Current state as of DSpace 5
Available engines
- original statistics
- generated from usage events in dspace.log
- Events captured: TODO
- Fields captured: TODO
- Solr statistics (since DSpace 1.6)
- uses Solr for storage
- basic presentation available in the UI; additional commerical modules available; easy to query via HTTP
- restricted to localhost by default
- Events captured: TODO
- Fields captured: type, id, ip, time, epersonid, continent, country, countryCode, city, longitude, latitude, owningComm, owningColl, owningItem, dns, userAgent, isBot, referrer, uid, statistics_type
- ElasticSearch statistics (since DSpace 3)
- Use ElasticSearch for storage
- goal was to improve performance compared to Solr, because continuous writing of new events had negative impact on concurrent reading
- implements its own UI for presenting the data; easy to query via HTTP
- currently doesn't work for bitstream download events
- exposes unsecured read/write access to ElasticSearch on port 9200 by default
- Events captured: Item, Bitstream, Collection, Community view
- Fields captured: IP, time, DNS/hostname, User Agent, isBot flag, geo information (Continent, Country, Country Code, City, Latitude/Longitude)
Available formats and tools
- dspace.log stores both usage events and log events in general, tends to take up much disk space
- stats-log-converter - tool to filter dspace.log and extract usage events into a statistics.log format
- stats-log-importer - tool to import statistics.log format into Solr statistics; useful for one-time migration from original statistics to Solr statistics; logs don't contain all the fields that Solr record
- stats-log-importer-elasticsearch - analogous to stats-log-importer but imports to ElasticSearch statistics
Problems
Persistence
- logs, Solr or ElasticSearch index are not suitable for persistent storage
- extracting from logs takes a long time because they don't contain only usage data
- logs take up a lot of disk space
- Solr and ElasticSearch indexes are not meant for reliable persistent storage; Solr even says so: http://wiki.apache.org/solr/HowToReindex#Using_Solr_as_a_Data_Source
- historically we have treated Solr indexes as a cache that can be rebuilt from persistent data (search, oai indexes)
- Solr data can be exported, e.g. in CSV; there's a problem with multivalued fields and a trivial export/import may not yield the same result you had before
Usage events mixed with errors in dspace.log
- good for debugging (correlated events visible in one place)
- bad for keeping around
- you may want to keep access data forever, because we currently don't have persistent storage
- you likely don't want to keep error, info and debug-level information forever
- filtering is slow
Displaying statistics
- DSpace doesn't provide extensive display and visualization options out-of-the-box
- this may be what we want; let others build them
Do we even want keeping statistics to be the responsibility of DSpace?
- we already provide a dispatcher/consumer model for events, so it's possible to capture them
- it's possible to write a consumer that will do any serialization, including persistent storage types
- a consumer may be written to export usage events in a standardized format and/or protocol for feeding into specialized systems
Possible solutions
Persistence
- Solr CSV export - this is akin to backup using database dumps, there will always be a time period between last export and now that is not backed up, therefor this should be considered an interim solution
- event consumer - implement an event consumer that writes to a persistent storage, e.g.
- a file in append mode
- RDBMS - these are continuous writes, some users might dislike that
Storage format
- CSV - the data maps naturally to a tabular format.

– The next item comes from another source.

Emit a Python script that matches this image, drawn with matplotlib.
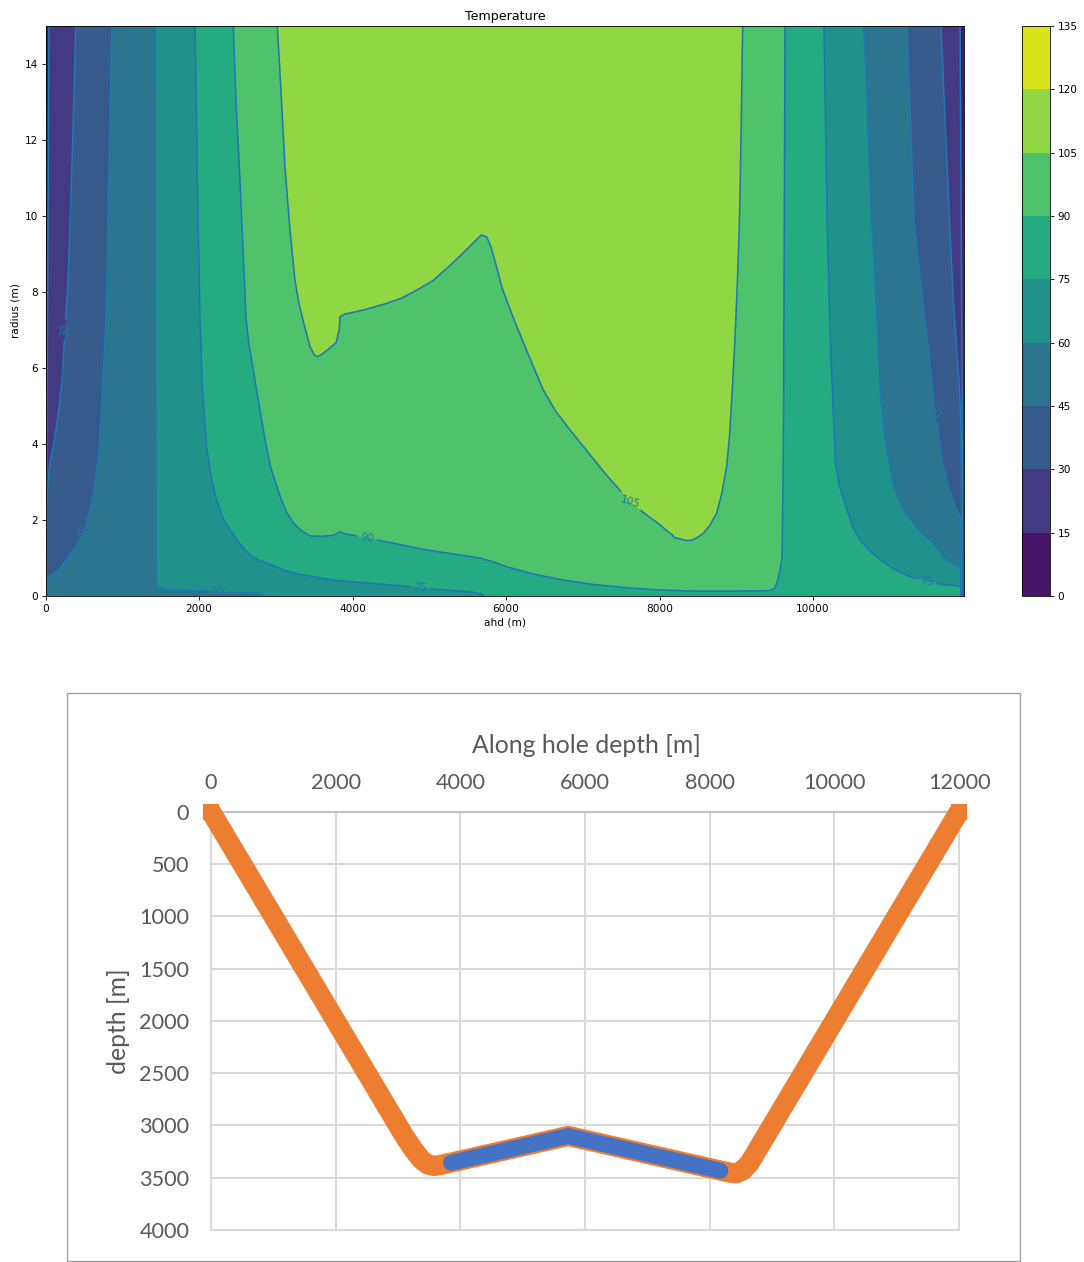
import numpy as np
import matplotlib
matplotlib.use("Agg")
import matplotlib.pyplot as plt
from matplotlib.colors import ListedColormap, BoundaryNorm
from matplotlib.cm import ScalarMappable
from matplotlib.patches import Rectangle

# temperature levels (degC)
levels = np.arange(0, 136, 15)

# traced contour lines, (ahd [m], radius [m]) listed from the top of the plot down
left_15 = [(43, 15), (25, 8), (12, 3), (8, 0)]
left_30 = [(391, 15), (352, 12), (294, 8.4), (251, 7.0), (215, 5.7), (170, 4.9),
           (121, 4.2), (85, 3.8), (56, 3.5), (21, 2.8), (12, 1.2), (12, 0)]
left_45 = [(864, 15), (825, 11.3), (786, 7.3), (740, 5.4), (700, 3.9), (660, 3.2),
           (615, 2.6), (555, 2.1), (490, 1.7), (410, 1.35), (320, 1.1), (230, 0.85),
           (150, 0.65), (80, 0.55), (30, 0.5), (16, 0.3), (16, 0)]
left_60 = [(1424, 15), (1430, 8), (1437, 2), (1440, 0.6), (1445, 0.42), (1467, 0.22),
           (1577, 0.16), (2098, 0.13), (2401, 0.1), (2792, 0.06), (2830, 0)]
left_75 = [(1946, 15), (1985, 10), (2010, 7.3), (2040, 5.5), (2098, 3.9), (2150, 3.2),
           (2215, 2.6), (2320, 2.0), (2450, 1.6), (2540, 1.35), (2650, 1.1),
           (2770, 0.95), (2900, 0.85), (3100, 0.68), (3313, 0.57), (3744, 0.42),
           (4250, 0.33), (4747, 0.25), (5007, 0.19), (5567, 0.1), (5694, 0.04), (5710, 0)]
right_15 = [(11915, 15), (11935, 8), (11948, 3), (11950, 0)]
right_30 = [(11666, 15), (11774, 10), (11826, 7.8), (11905, 5.5), (11930, 4.3),
            (11938, 1.5), (11940, 0)]
right_45 = [(11227, 15), (11310, 10), (11400, 8.2), (11480, 6.9), (11588, 4.85),
            (11696, 3.4), (11760, 2.9), (11826, 2.5), (11928, 2.0), (11934, 0)]
right_60 = [(10662, 15), (10760, 10), (10840, 7.0), (10880, 5.2), (10930, 4.3),
            (10990, 3.5), (11040, 3.0), (11100, 2.6), (11200, 2.2), (11305, 1.92),
            (11430, 1.62), (11566, 1.39), (11718, 1.0), (11830, 0.84), (11925, 0.74),
            (11930, 0)]
right_75 = [(10142, 15), (10180, 10), (10220, 7.0), (10260, 5.0), (10290, 3.5),
            (10350, 2.85), (10437, 2.3), (10510, 1.85), (10600, 1.5), (10740, 1.18),
            (10900, 0.92), (11060, 0.7), (11250, 0.52), (11480, 0.38), (11700, 0.3),
            (11913, 0.26), (11925, 0.2), (11927, 0)]
u_90 = [(2444, 15), (2480, 13), (2523, 11.3), (2570, 9.2), (2610, 7.3), (2650, 6.6),
        (2701, 6.0), (2750, 5.4), (2800, 4.8), (2860, 4.1), (2930, 3.4), (3000, 2.95),
        (3060, 2.6), (3140, 2.2), (3230, 1.92), (3330, 1.72), (3450, 1.58), (3600, 1.57),
        (3750, 1.6), (3835, 1.69), (3900, 1.64), (4004, 1.6), (4356, 1.46), (4964, 1.21),
        (5500, 1.05), (5658, 1.0), (5800, 0.92), (6010, 0.77), (6350, 0.58), (6741, 0.42),
        (7150, 0.3), (7613, 0.21), (8000, 0.16), (8395, 0.13), (9000, 0.13), (9436, 0.14),
        (9500, 0.2), (9540, 0.42), (9570, 0.7), (9594, 1.0), (9605, 2.5), (9615, 5.0),
        (9625, 10), (9634, 15)]
u_105 = [(3018, 15), (3060, 13.5), (3118, 11.3), (3180, 9.7), (3248, 8.3), (3300, 7.7),
         (3360, 7.2), (3444, 6.56), (3500, 6.35), (3539, 6.3), (3600, 6.36), (3747, 6.6),
         (3783, 6.66), (3825, 7.0), (3835, 7.35), (3900, 7.42), (4150, 7.53), (4443, 7.7),
         (4650, 7.85), (4834, 8.05), (5047, 8.3), (5268, 8.7), (5400, 8.95), (5550, 9.25),
         (5650, 9.45), (5681, 9.5), (5746, 9.45), (5800, 9.2), (5870, 8.7), (5942, 8.14),
         (6040, 7.6), (6137, 7.1), (6300, 6.3), (6484, 5.42), (6650, 4.85), (6832, 4.37),
         (7000, 3.95), (7180, 3.5), (7300, 3.2), (7440, 2.88), (7613, 2.48), (7831, 2.13),
         (8000, 1.88), (8135, 1.65), (8170, 1.6), (8190, 1.54), (8352, 1.46), (8420, 1.47),
         (8500, 1.55), (8569, 1.65), (8650, 1.85), (8743, 2.18), (8810, 2.7), (8873, 3.4),
         (8910, 4.2), (8939, 5.16), (8975, 6.5), (9004, 7.8), (9030, 9.2), (9046, 10.4),
         (9065, 12.7), (9082, 15)]

# inline contour labels
label_text = ['30', '45', '60', '75', '90', '105', '45', '60', '75']
label_ahd = [250, 490, 2240, 4880, 4190, 7613, 11600, 11720, 11480]
label_r = [7.0, 1.7, 0.1, 0.22, 1.52, 2.48, 4.85, 1.0, 0.38]
label_rot = [84, 62, 0, -5, -8, -17, -65, -20, -5]
label_line = [left_30, left_45, left_60, left_75, u_90, u_105, right_45, right_60, right_75]

# well trajectory (Excel chart)
traj_ahd = [0, 3100, 3250, 3380, 3480, 3580, 3700, 5731, 8200, 8330, 8430, 8530, 8640, 12000]
traj_depth = [0, 3100, 3235, 3330, 3375, 3388, 3376, 3101, 3435, 3452, 3458, 3430, 3360, 0]
heated_ahd = [3850, 5731, 8172]
heated_depth = [3357, 3101, 3433]


def cut_gap(ax, pts, xy0, half):
    """split a polyline around a label position, gap given in pixels"""
    xy = ax.transData.transform(np.asarray(pts, float))
    seg = np.diff(xy, axis=0)
    seglen = np.hypot(seg[:, 0], seg[:, 1])
    s = np.concatenate([[0], np.cumsum(seglen)])
    c = ax.transData.transform(xy0)
    best = (np.inf, 0.0)
    for i in range(len(seg)):
        L2 = seg[i] @ seg[i]
        t = 0.0 if L2 == 0 else np.clip((c - xy[i]) @ seg[i] / L2, 0, 1)
        d = np.hypot(*(xy[i] + t * seg[i] - c))
        if d < best[0]:
            best = (d, s[i] + t * seglen[i])
    a, b = best[1] - half, best[1] + half
    at = lambda v: [np.interp(v, s, xy[:, 0]), np.interp(v, s, xy[:, 1])]
    first = [list(p) for p, sv in zip(xy, s) if sv < a] + [at(a)]
    second = [at(b)] + [list(p) for p, sv in zip(xy, s) if sv > b]
    inv = ax.transData.inverted()
    return [inv.transform(np.array(first)), inv.transform(np.array(second))]


fig = plt.figure(figsize=(10.84, 12.62), dpi=100)

# ---------------- temperature contour plot ----------------
ax = fig.add_axes([0.04216, 0.52773, 0.84714, 0.45166])
cax = fig.add_axes([0.9431, 0.52773, 0.02555, 0.45166])

band_colors = plt.cm.viridis((levels[:-1] + 7.5) / levels[-1])
ax.set_facecolor(band_colors[0])
regions = [left_15 + right_15[::-1], left_30 + right_30[::-1], left_45 + right_45[::-1],
           left_60 + right_60[::-1], left_75 + right_75[::-1], u_90, u_105]
for i, poly in enumerate(regions):
    px, py = zip(*poly)
    ax.fill(px, py, color=band_colors[i + 1], lw=0)

ax.set_xlim(0, 11966)
ax.set_ylim(0, 15)
ax.set_xticks(range(0, 10001, 2000))
ax.set_yticks(range(0, 15, 2))

lw_c = 1.15
labelled = {id(l): k for k, l in enumerate(label_line)}
for line in [left_15, left_30, left_45, left_60, left_75,
             right_15, right_30, right_45, right_60, right_75, u_90, u_105]:
    k = labelled.get(id(line))
    if k is None:
        lx, ly = zip(*line)
        ax.plot(lx, ly, color='C0', lw=lw_c, solid_joinstyle='round')
        continue
    half = len(label_text[k]) * 3.4 + 4
    for piece in cut_gap(ax, line, (label_ahd[k], label_r[k]), half):
        ax.plot(piece[:, 0], piece[:, 1], color='C0', lw=lw_c, solid_joinstyle='round')
    ax.text(label_ahd[k], label_r[k], label_text[k], color='C0', fontsize=7.6,
            rotation=label_rot[k], rotation_mode='anchor', ha='center', va='center')

ax.tick_params(labelsize=7.6, length=2.7, width=0.6, pad=2.7)
for sp in ax.spines.values():
    sp.set_linewidth(0.6)
ax.set_title('Temperature', fontsize=9.1, pad=4.6)
ax.set_xlabel('ahd (m)', fontsize=7.6, labelpad=3)
ax.set_ylabel('radius (m)', fontsize=7.6, labelpad=3)

cmap = ListedColormap(band_colors)
norm = BoundaryNorm(levels, cmap.N)
cb = fig.colorbar(ScalarMappable(norm=norm, cmap=cmap), cax=cax, ticks=levels)
cb.ax.tick_params(labelsize=7.6, length=2.7, width=0.6, pad=2.7)
cb.outline.set_linewidth(0.6)

# ---------------- well trajectory (Excel style) ----------------
grey = '#595959'
fig.add_artist(Rectangle((67 / 1084, 1 - 1261 / 1262), 953 / 1084, 568 / 1262,
                         transform=fig.transFigure, fill=False, ec='#a0a0a0', lw=1))

ax2 = fig.add_axes([0.19465, 0.02536, 0.69004, 0.33146])
ax2.plot(traj_ahd, traj_depth, color='#ED7D31', lw=14.5, solid_joinstyle='round',
         solid_capstyle='butt', marker='s', markevery=[0, len(traj_ahd) - 1], ms=12,
         mew=0, clip_on=False, zorder=3)
ax2.plot(heated_ahd, heated_depth, color='#4472C4', lw=11.5, solid_joinstyle='round',
         solid_capstyle='round', zorder=4)
ax2.set_xlim(0, 12000)
ax2.set_ylim(4000, 0)
xt = list(range(0, 12001, 2000))
yt = list(range(0, 4001, 500))
ax2.xaxis.tick_top()
ax2.set_xticks(xt, labels=[str(v) for v in xt], fontfamily='Lato', fontsize=15.6, color=grey)
ax2.set_yticks(yt, labels=[str(v) for v in yt], fontfamily='Lato', fontsize=15.6, color=grey)
ax2.tick_params(axis='x', length=0, pad=13.5)
ax2.tick_params(axis='y', length=0, pad=15.6)
ax2.grid(color='#d9d9d9', lw=1.5)
ax2.set_axisbelow(True)
for name, sp in ax2.spines.items():
    sp.set_color('#bfbfbf' if name == 'top' else '#d9d9d9')
    sp.set_linewidth(1.5)

fig.text(586 / 1084, 1 - 752.7 / 1262, 'Along hole depth [m]', fontfamily='Lato',
         fontsize=17.8, color=grey, ha='center', va='baseline')
fig.text(118.5 / 1084, 1 - 1021 / 1262, 'depth [m]', fontfamily='Lato', fontsize=17.8,
         color=grey, ha='center', va='center', rotation=90)

fig.savefig('out.png', dpi=100)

The Solr CSV format might be most convenient as this would ensure interoperability with data previously exported from Solr.
- statistics.log - described above; again, there would be interoperability advantage - we already have existing importers for Solr and ES (though it would need to be extended to include missing fields like geo information and User Agent)

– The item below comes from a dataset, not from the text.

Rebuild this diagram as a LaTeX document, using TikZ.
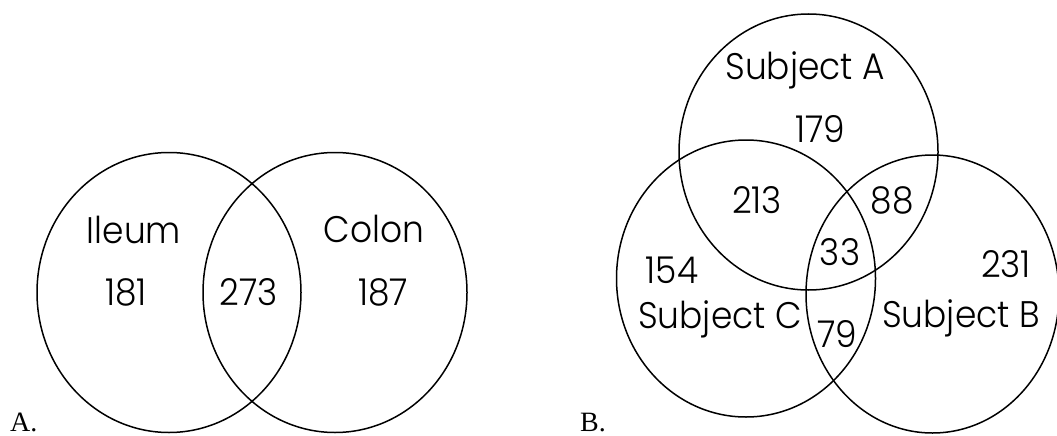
\documentclass[tikz,border=0pt]{standalone}
\usepackage{fontspec}
\setmainfont{Liberation Serif}
\newfontfamily\labelfont{Poppins Light}[FakeStretch=0.93]
\begin{document}
\begin{tikzpicture}[x=1pt,y=-1pt,
  set/.style={draw,line width=1.5pt},
  lab/.style={font=\labelfont\fontsize{37}{40}\selectfont,inner sep=0pt,anchor=base},
  panel/.style={font=\fontsize{28}{30}\selectfont,inner sep=0pt,anchor=base west}]
\useasboundingbox (0,0) rectangle (1057,436);

% Panel A: two-set diagram
\draw[set] (169,292.5) ellipse [x radius=132pt, y radius=140pt];
\draw[set] (335,292.5) ellipse [x radius=132pt, y radius=140pt];
\node[lab] (ileum) at (134,243) {Ileum};
\node[lab] (colon) at (374,242) {Colon};
\node[lab] (nIleum) at (126,305) {181};
\node[lab] (nBoth) at (249,305) {273};
\node[lab] (nColon) at (383,305) {187};
\node[panel] (pa) at (10,431) {A.};

% Panel B: three-set diagram
\draw[set] (808.5,152) ellipse [x radius=129.5pt, y radius=138pt];
\draw[set] (746,278.5) ellipse [x radius=129.5pt, y radius=138.5pt];
\draw[set] (932.5,294) ellipse [x radius=126.5pt, y radius=139pt];
\node[lab] (subA) at (805,79) {Subject A};
\node[lab] (subB) at (961,327) {Subject B};
\node[lab] (subC) at (720,328) {Subject C};
\node[lab] (nA) at (820,142) {179};
\node[lab] (nAC) at (757,213) {213};
\node[lab] (nAB) at (892,213) {88};
\node[lab] (nABC) at (840,265) {33};
\node[lab] (nC) at (672,283) {154};
\node[lab] (nB) at (1006,277) {231};
\node[lab] (nBC) at (837,347) {79};
\node[panel] (pb) at (580,431) {B.};
\end{tikzpicture}
\end{document}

- COUNTER - standardized XML-based format for usage statistics
Related tickets
Related tools
Google Analytics
- easy to configure, easy to use service, free of charge tier available
- detail is not unlimited - doesn't let you see individual IP addresses
- possible problems - third-party service without guarantees (SLA available as a paid option), limit on number of processed events per day, possible limit on how many years back they store data
Piwik
- collects events using a JavaScript snippet (like Google Analytics)
- uses RDBMS for storage
- PHP-based interface, visualizations available
Logstash
- solution to store and analyze log files (in general, not just for usage data)

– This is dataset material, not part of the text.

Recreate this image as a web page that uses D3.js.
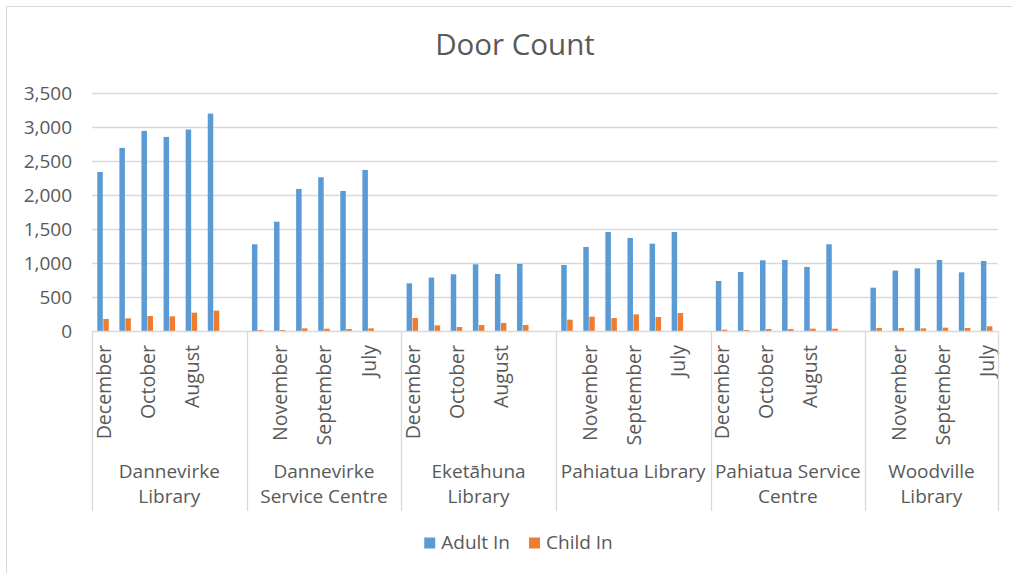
<!DOCTYPE html>
<html>
<head>
<meta charset="utf-8">
<script src="https://cdn.jsdelivr.net/npm/d3@7"></script>
<style>
  html, body { margin: 0; padding: 0; background: #fff; }
  svg { display: block; }
  text { font-family: "Open Sans", "Noto Sans", sans-serif; fill: #595959; }
</style>
</head>
<body>
<svg id="chart" width="1012" height="573"></svg>
<script>
// ---- data ----
const title = "Door Count";
const locations = ["Dannevirke Library", "Dannevirke Service Centre", "Eketāhuna Library", "Pahiatua Library", "Pahiatua Service Centre", "Woodville Library"];
const months = ["December", "November", "October", "September", "August", "July"];
const seriesNames = ["Adult In", "Child In"];
const adultIn = [
  [2342, 2696, 2946, 2858, 2966, 3201],
  [1277, 1610, 2092, 2264, 2062, 2372],
  [702, 786, 835, 982, 840, 987],
  [972, 1237, 1458, 1370, 1286, 1458],
  [736, 869, 1041, 1046, 943, 1277],
  [638, 889, 923, 1046, 864, 1031]
];
const childIn = [
  [177, 187, 221, 216, 270, 300],
  [15, 15, 39, 34, 29, 39],
  [191, 83, 59, 88, 118, 88],
  [167, 211, 191, 245, 206, 265],
  [20, 15, 29, 29, 34, 34],
  [44, 44, 39, 49, 44, 69]
];
const yTicks = [0, 500, 1000, 1500, 2000, 2500, 3000, 3500];
const colors = ["#5B9BD5", "#ED7D31"];

// ---- layout ----
const svg = d3.select("#chart");
const plot = { left: 92, right: 997.7, top: 93.3, bottom: 331 };
const textColor = "#595959";
const gridColor = "#d9d9d9";
const fs = "19px";

// outer chart border
svg.append("rect").attr("x", 6.5).attr("y", 6.5).attr("width", 1016).attr("height", 576)
  .attr("fill", "none").attr("stroke", gridColor).attr("stroke-width", 1);

// flat slot keys (each group followed by an empty spacer slot except the last)
const slots = [];
locations.forEach((loc, gi) => {
  months.forEach((m, mi) => slots.push({ key: gi + "|" + mi, gi, mi, month: m }));
  if (gi < locations.length - 1) slots.push({ key: gi + "|sp", gi, mi: -1, month: "" });
});

const x = d3.scaleBand().domain(slots.map(s => s.key)).range([plot.left, plot.right]).padding(0);
const bw = x.bandwidth();
const xs = d3.scaleBand().domain(seriesNames).range([bw * 0.24, bw * 0.76]).paddingInner(0.08);
const y = d3.scaleLinear().domain([0, 3500]).range([plot.bottom, plot.top]);

// gridlines
svg.append("g").selectAll("line").data(yTicks.filter(t => t > 0)).join("line")
  .attr("x1", plot.left).attr("x2", plot.right)
  .attr("y1", d => Math.round(y(d)) + 0.5).attr("y2", d => Math.round(y(d)) + 0.5)
  .attr("stroke", gridColor).attr("stroke-width", 1.3);

// y axis labels
const yAxis = d3.axisLeft(y).tickValues(yTicks).tickFormat(d3.format(",")).tickSize(0).tickPadding(20);
const yg = svg.append("g").attr("transform", `translate(${plot.left},0)`).call(yAxis);
yg.select(".domain").remove();
yg.selectAll("text").attr("font-size", fs).attr("fill", textColor)
  .style("font-family", '"Open Sans", sans-serif');

// bars
const barData = [];
locations.forEach((loc, gi) => months.forEach((m, mi) => {
  barData.push({ key: gi + "|" + mi, s: seriesNames[0], v: adultIn[gi][mi] });
  barData.push({ key: gi + "|" + mi, s: seriesNames[1], v: childIn[gi][mi] });
}));
svg.append("g").selectAll("rect").data(barData).join("rect")
  .attr("x", d => x(d.key) + xs(d.s))
  .attr("width", xs.bandwidth())
  .attr("y", d => y(d.v))
  .attr("height", d => y(0) - y(d.v))
  .attr("fill", d => colors[seriesNames.indexOf(d.s)]);

// baseline
svg.append("line").attr("x1", plot.left).attr("x2", plot.right)
  .attr("y1", plot.bottom + 0.5).attr("y2", plot.bottom + 0.5)
  .attr("stroke", gridColor).attr("stroke-width", 1.3);

// month labels (every other category, Excel-style)
svg.append("g").selectAll("text").data(slots.filter((s, i) => i % 2 === 0 && s.month)).join("text")
  .attr("transform", d => `translate(${x(d.key) + bw / 2},345) rotate(-90)`)
  .attr("text-anchor", "end").attr("dominant-baseline", "central")
  .attr("font-size", "19.5px").attr("fill", textColor)
  .text(d => d.month);

// group dividers
const groupBounds = locations.map((loc, gi) => {
  const first = x(gi + "|0");
  const lastKey = gi < locations.length - 1 ? gi + "|sp" : gi + "|" + (months.length - 1);
  return { loc, x0: first, x1: x(lastKey) + bw };
});
const divX = [plot.left].concat(groupBounds.map(g => g.x1));
svg.append("g").selectAll("line").data(divX).join("line")
  .attr("x1", d => Math.round(d) + 0.5).attr("x2", d => Math.round(d) + 0.5)
  .attr("y1", plot.bottom).attr("y2", 511)
  .attr("stroke", gridColor).attr("stroke-width", 1.3);

// group labels with wrapping
const gl = svg.append("g");
groupBounds.forEach(g => {
  const cx = (g.x0 + g.x1) / 2;
  const maxW = g.x1 - g.x0 - 4;
  const words = g.loc.split(" ");
  const lines = [];
  let cur = [];
  const probe = gl.append("text").attr("font-size", fs);
  words.forEach(w => {
    const test = cur.concat([w]).join(" ");
    probe.text(test);
    if (probe.node().getComputedTextLength() > maxW && cur.length) {
      lines.push(cur.join(" "));
      cur = [w];
    } else cur.push(w);
  });
  lines.push(cur.join(" "));
  probe.remove();
  lines.forEach((ln, i) => {
    gl.append("text").attr("x", cx).attr("y", 478 + i * 25)
      .attr("text-anchor", "middle").attr("font-size", fs).attr("fill", textColor)
      .text(ln);
  });
});

// title
svg.append("text").attr("x", 515).attr("y", 54.5).attr("text-anchor", "middle")
  .attr("font-size", "29.5px").attr("fill", textColor).text(title);

// legend
const lg = svg.append("g");
const items = seriesNames.map((s, i) => {
  const g = lg.append("g");
  g.append("rect").attr("x", 0).attr("y", -11).attr("width", 11).attr("height", 11).attr("fill", colors[i]);
  const t = g.append("text").attr("x", 17).attr("y", 0).attr("font-size", fs).attr("fill", textColor).text(s);
  return { g, w: 17 + t.node().getComputedTextLength() };
});
const gap = 19;
const totalW = d3.sum(items, d => d.w) + gap * (items.length - 1);
let lx = 518.5 - totalW / 2;
items.forEach(it => { it.g.attr("transform", `translate(${lx},548.5)`); lx += it.w + gap; });
</script>
</body>
</html>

- no development needed on the DSpace side to start using Logstash - it works with any log file
- good for correlating data from various sources (e.g. error log with an access log; or logs from distinct systems)
Related projects
IRUS (predecessors - PIRUS, PIRUS2) - a JISC project (United Kingdom)
- project that collects COUNTER-compliant article-level usage data
- http://www.cranfieldlibrary.cranfield.ac.uk/pirus2/tiki-index.php?page=Project+Plan+and+Progress
SCEUR (Portugal)